**Supplied information:**
* Begin *

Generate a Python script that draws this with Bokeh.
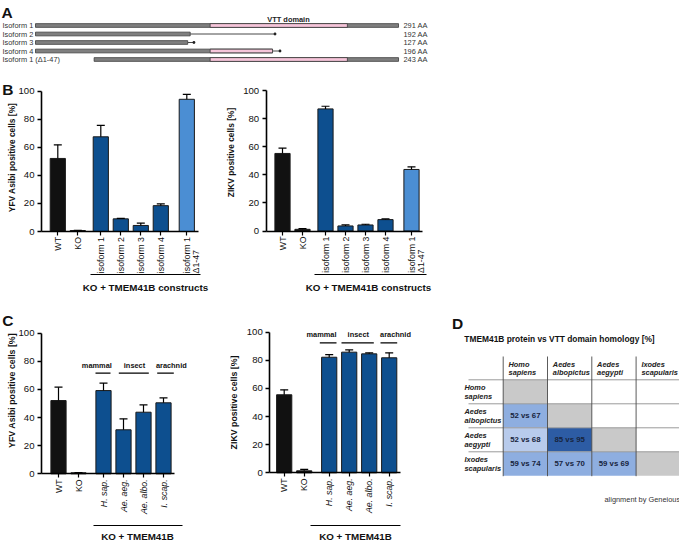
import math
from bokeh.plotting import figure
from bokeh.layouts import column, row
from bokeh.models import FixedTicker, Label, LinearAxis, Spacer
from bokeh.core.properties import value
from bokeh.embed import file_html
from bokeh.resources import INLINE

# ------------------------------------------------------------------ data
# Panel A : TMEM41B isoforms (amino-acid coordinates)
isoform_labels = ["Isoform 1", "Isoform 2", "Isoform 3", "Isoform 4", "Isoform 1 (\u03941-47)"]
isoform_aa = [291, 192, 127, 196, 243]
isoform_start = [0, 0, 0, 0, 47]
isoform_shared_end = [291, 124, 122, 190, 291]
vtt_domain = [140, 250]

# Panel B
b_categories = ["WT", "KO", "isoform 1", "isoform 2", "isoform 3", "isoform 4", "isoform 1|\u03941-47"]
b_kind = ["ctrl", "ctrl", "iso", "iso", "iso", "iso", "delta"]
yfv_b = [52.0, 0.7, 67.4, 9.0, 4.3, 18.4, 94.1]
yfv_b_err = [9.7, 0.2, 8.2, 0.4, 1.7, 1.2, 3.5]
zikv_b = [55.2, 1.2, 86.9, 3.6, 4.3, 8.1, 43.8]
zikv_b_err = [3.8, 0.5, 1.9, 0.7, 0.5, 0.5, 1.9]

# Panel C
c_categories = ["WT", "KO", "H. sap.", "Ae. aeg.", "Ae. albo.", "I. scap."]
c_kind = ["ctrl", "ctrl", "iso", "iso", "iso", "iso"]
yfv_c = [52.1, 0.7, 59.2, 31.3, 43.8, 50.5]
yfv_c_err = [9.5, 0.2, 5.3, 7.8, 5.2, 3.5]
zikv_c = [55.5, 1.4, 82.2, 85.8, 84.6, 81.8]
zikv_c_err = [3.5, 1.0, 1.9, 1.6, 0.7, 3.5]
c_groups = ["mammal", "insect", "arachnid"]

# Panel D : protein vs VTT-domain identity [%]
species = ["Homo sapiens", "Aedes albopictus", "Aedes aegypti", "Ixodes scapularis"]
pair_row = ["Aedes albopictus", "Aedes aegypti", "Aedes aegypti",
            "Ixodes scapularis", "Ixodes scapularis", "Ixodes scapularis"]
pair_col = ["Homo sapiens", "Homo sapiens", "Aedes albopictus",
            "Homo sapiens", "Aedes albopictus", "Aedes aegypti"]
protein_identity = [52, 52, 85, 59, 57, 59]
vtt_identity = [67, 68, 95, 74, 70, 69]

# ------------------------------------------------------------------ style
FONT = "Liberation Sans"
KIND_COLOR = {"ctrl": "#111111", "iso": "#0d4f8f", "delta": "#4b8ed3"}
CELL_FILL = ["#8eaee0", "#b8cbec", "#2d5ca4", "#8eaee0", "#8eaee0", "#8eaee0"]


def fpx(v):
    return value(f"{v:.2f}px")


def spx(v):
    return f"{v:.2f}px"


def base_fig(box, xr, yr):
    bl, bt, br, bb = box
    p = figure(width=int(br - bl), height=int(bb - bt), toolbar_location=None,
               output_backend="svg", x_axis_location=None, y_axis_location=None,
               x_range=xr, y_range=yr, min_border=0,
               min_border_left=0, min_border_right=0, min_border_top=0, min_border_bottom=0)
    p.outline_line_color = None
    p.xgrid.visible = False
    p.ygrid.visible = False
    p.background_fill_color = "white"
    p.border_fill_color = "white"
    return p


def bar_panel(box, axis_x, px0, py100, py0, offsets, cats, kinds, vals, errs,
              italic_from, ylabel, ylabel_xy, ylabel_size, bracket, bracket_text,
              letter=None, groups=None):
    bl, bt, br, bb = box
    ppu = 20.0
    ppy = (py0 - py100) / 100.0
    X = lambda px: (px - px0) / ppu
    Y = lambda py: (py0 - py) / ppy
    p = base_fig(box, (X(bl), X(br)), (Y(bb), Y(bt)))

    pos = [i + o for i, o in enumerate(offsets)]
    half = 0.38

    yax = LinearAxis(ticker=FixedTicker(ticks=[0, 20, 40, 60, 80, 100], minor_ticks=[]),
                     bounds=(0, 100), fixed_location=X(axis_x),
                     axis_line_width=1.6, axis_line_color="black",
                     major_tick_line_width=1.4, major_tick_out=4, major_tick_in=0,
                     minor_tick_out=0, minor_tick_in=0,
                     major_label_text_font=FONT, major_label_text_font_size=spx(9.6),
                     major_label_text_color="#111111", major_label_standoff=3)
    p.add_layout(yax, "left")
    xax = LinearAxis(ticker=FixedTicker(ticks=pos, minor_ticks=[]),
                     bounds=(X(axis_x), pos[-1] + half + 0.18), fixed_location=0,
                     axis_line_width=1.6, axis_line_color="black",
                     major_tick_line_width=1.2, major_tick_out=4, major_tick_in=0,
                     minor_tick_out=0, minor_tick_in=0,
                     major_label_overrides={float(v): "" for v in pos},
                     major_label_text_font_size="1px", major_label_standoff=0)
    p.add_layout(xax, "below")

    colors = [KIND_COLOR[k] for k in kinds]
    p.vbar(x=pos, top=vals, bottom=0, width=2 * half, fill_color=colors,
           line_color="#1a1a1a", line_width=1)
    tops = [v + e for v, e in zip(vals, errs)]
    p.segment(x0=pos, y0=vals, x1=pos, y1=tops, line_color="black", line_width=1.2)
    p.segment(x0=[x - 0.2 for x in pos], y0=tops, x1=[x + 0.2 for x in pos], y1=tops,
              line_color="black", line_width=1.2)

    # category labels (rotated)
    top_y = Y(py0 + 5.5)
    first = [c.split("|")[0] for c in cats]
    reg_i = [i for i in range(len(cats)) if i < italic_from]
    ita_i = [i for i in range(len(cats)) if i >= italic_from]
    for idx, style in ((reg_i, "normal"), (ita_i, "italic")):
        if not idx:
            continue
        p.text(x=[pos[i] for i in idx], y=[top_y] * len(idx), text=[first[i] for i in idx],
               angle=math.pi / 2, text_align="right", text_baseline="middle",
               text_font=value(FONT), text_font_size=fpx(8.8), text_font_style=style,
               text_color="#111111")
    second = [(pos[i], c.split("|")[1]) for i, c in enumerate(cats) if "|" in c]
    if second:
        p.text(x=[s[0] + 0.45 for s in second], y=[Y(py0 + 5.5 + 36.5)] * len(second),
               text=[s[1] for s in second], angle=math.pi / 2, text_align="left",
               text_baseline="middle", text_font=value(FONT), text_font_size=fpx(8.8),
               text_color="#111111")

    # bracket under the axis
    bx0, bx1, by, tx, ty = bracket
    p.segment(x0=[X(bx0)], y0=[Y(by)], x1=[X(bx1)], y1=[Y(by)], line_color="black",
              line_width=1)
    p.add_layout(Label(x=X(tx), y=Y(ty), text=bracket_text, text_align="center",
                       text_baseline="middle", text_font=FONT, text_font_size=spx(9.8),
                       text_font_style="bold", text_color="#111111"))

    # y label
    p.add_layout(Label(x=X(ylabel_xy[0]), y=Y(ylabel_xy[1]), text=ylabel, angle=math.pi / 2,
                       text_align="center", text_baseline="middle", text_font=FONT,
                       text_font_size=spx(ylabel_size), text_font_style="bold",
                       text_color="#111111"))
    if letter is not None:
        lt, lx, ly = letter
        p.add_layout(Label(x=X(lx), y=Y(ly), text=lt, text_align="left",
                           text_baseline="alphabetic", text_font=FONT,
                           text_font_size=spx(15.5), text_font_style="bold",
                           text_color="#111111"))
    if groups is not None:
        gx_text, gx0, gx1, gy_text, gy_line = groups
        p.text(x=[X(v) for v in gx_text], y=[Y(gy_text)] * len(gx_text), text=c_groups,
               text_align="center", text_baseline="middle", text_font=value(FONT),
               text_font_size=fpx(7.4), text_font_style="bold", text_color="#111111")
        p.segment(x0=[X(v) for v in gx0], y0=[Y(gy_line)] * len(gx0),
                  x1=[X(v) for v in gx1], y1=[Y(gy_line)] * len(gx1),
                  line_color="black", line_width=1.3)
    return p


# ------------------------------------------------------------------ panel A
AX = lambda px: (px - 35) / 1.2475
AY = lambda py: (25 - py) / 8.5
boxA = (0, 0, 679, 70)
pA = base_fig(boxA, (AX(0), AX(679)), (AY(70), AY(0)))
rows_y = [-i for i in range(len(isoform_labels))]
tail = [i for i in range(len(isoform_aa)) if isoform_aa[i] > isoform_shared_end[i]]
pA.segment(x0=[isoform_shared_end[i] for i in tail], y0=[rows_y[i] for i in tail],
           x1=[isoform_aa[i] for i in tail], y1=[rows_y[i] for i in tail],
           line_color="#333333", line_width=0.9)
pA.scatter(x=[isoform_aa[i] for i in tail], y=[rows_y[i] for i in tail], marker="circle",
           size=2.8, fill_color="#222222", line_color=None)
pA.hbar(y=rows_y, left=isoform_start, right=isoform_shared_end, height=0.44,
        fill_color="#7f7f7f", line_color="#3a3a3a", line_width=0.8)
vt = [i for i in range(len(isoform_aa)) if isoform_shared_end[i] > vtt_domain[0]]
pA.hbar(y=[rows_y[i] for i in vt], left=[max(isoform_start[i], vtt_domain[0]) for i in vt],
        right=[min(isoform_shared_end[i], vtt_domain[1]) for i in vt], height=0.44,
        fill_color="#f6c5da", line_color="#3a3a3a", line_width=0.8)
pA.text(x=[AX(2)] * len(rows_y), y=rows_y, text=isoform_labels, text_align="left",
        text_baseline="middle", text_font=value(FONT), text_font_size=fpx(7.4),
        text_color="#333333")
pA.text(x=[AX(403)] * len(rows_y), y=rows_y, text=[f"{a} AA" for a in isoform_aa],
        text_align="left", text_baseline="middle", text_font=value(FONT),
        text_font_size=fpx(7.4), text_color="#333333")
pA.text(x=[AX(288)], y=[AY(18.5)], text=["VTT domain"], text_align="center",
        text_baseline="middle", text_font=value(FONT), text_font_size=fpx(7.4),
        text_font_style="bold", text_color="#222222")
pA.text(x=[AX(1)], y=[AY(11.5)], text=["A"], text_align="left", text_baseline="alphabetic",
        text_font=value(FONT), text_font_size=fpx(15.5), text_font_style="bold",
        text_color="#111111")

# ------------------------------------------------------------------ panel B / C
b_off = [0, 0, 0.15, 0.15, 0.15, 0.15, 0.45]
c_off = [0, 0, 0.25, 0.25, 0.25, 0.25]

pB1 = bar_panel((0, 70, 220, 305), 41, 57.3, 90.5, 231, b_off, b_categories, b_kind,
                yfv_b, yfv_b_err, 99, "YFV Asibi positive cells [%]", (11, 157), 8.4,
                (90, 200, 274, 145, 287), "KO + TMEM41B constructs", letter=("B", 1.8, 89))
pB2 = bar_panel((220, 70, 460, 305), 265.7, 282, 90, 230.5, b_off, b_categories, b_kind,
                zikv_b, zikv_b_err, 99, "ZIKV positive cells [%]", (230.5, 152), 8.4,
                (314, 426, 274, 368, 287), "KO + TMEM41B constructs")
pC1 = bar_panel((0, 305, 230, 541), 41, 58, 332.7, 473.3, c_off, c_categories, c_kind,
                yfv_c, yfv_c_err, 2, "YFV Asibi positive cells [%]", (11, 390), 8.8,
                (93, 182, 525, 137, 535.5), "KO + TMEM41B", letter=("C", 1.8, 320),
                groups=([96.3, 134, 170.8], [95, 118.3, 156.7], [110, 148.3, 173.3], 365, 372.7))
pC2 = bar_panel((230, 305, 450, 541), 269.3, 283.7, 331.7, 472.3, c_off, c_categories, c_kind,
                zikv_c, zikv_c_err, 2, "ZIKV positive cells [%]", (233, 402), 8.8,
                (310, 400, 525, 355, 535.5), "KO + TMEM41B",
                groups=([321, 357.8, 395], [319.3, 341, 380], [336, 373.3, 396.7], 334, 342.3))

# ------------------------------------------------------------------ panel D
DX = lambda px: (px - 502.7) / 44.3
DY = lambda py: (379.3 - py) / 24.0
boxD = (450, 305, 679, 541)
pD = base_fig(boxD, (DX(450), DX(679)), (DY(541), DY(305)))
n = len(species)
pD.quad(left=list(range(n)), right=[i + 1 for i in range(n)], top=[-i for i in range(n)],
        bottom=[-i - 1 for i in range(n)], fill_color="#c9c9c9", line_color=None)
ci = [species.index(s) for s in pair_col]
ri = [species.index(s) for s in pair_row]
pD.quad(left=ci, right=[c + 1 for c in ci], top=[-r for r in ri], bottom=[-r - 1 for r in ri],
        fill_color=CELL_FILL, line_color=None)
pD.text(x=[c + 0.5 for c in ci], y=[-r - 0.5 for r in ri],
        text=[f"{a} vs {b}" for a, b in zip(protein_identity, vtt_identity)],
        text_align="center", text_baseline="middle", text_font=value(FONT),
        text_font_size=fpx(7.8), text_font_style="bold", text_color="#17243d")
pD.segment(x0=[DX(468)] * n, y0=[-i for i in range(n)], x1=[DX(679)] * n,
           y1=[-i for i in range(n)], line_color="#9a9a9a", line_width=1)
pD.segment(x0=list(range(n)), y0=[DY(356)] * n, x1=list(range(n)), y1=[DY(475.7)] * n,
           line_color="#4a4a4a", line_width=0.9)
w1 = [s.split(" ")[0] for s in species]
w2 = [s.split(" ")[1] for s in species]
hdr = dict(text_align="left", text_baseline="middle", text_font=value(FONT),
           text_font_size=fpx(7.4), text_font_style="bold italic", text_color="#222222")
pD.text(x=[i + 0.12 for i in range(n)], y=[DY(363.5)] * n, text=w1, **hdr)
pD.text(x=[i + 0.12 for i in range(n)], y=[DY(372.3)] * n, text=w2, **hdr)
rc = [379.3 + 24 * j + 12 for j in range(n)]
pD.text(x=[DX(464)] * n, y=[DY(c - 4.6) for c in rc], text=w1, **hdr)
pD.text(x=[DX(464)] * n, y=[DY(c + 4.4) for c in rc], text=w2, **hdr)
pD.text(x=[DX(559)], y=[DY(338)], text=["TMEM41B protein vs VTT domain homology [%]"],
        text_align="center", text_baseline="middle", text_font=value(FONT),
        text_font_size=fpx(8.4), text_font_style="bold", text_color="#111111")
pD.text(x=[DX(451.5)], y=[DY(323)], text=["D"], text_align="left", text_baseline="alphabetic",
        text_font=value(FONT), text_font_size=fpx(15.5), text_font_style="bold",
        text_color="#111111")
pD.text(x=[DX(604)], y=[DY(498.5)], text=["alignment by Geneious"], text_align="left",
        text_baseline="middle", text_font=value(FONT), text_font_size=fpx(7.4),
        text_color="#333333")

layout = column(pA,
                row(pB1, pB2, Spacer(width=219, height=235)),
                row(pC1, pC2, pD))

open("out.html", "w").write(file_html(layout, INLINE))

* End *

**What you should do:**
Exactly as written, please give again the lines from the beginning of the listing through the line containing "zikv_b_err = [3.8, 0.5, 1.9, 0.7, 0.5, 0.5, 1.9]", inclusive, without any pictures.

**Output for this task:**
Generate a Python script that draws this with Bokeh.
import math
from bokeh.plotting import figure
from bokeh.layouts import column, row
from bokeh.models import FixedTicker, Label, LinearAxis, Spacer
from bokeh.core.properties import value
from bokeh.embed import file_html
from bokeh.resources import INLINE

# ------------------------------------------------------------------ data
# Panel A : TMEM41B isoforms (amino-acid coordinates)
isoform_labels = ["Isoform 1", "Isoform 2", "Isoform 3", "Isoform 4", "Isoform 1 (\u03941-47)"]
isoform_aa = [291, 192, 127, 196, 243]
isoform_start = [0, 0, 0, 0, 47]
isoform_shared_end = [291, 124, 122, 190, 291]
vtt_domain = [140, 250]

# Panel B
b_categories = ["WT", "KO", "isoform 1", "isoform 2", "isoform 3", "isoform 4", "isoform 1|\u03941-47"]
b_kind = ["ctrl", "ctrl", "iso", "iso", "iso", "iso", "delta"]
yfv_b = [52.0, 0.7, 67.4, 9.0, 4.3, 18.4, 94.1]
yfv_b_err = [9.7, 0.2, 8.2, 0.4, 1.7, 1.2, 3.5]
zikv_b = [55.2, 1.2, 86.9, 3.6, 4.3, 8.1, 43.8]
zikv_b_err = [3.8, 0.5, 1.9, 0.7, 0.5, 0.5, 1.9]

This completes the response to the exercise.